Much in the history of American quilts is unknown and possibly mythological. Some things are quoted from letters when the writer may have had very partial knowledge of the subject. In Roderick Kirokofe's The American Quilt he quotes a researcher, Dena Katzenberg, who wrote about the origin of the Baltimore Album quilt design. According to this story a wealthy Baltimore woman was partially disabled because of a violent allergic reaction an exotic nut she ate. She was unable to use her hands for fine sewin. But she was a very artistic and creative woman and designed the quilt of 20 squares of appliqued floral and wreath patterns to be surrounded by a wide border of appliqued leaves and flowers. Then she enlisted the service of 20 young black women, taught then to do very fine sewing and they constructed the first such quilt -- this was 1846 and it was not stated whether the women were free or slaves. She designed a few more of these quilts which caused a great stir in the community so that she began designing individual blocks for others to use with their own (usually simpler) block designs.
According to the book the craze for Baltimore Album quilts was only about 6 years. Not true. They are still being made in considerable numbers -- I saw at least thirty at the World Quilt Show in August. Of course the designs have evolved and changed and I suspect it is rare to find two exactly alike. This kind of applique is extremely time consuming. The book says someone calculated that for the original quilt it would have take an individual seamstress a year of 40 hour days of sewing to complete it.
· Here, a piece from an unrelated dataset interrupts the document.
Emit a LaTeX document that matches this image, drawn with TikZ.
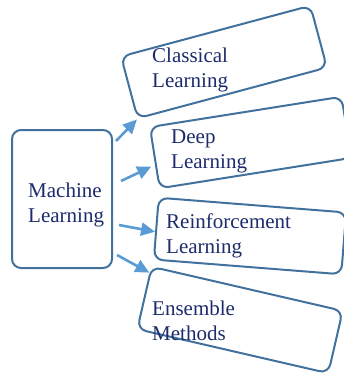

The quilts I have seen are usually beautiful, always interesting in terms of the various block designs and awesome in terms of the labor that is obviously involved. It's a form of needle work that I can admire and know that I will never attempt. It is said that the best way to learn about a subject is to teach it -- that's certainly true in my attempt to put together a coherent history of quilting in America. The interconnections of social life, the surges in American life as the industrial revolution happened, effects of the Civil War and the settling of the rest of the country have so far given me a picture of the dynamics of this country I never grasped when I was a student.
The mid-70s are a surprise! Part of me remains in the 50s -- age, I mean, not decade of 20th century. It's a joy ride, new experiences land in my lap and I've become a better quilter, poet, writer than I expected. It's a rich life for a person never rich financially. Hey, this is what the mid-70s are like!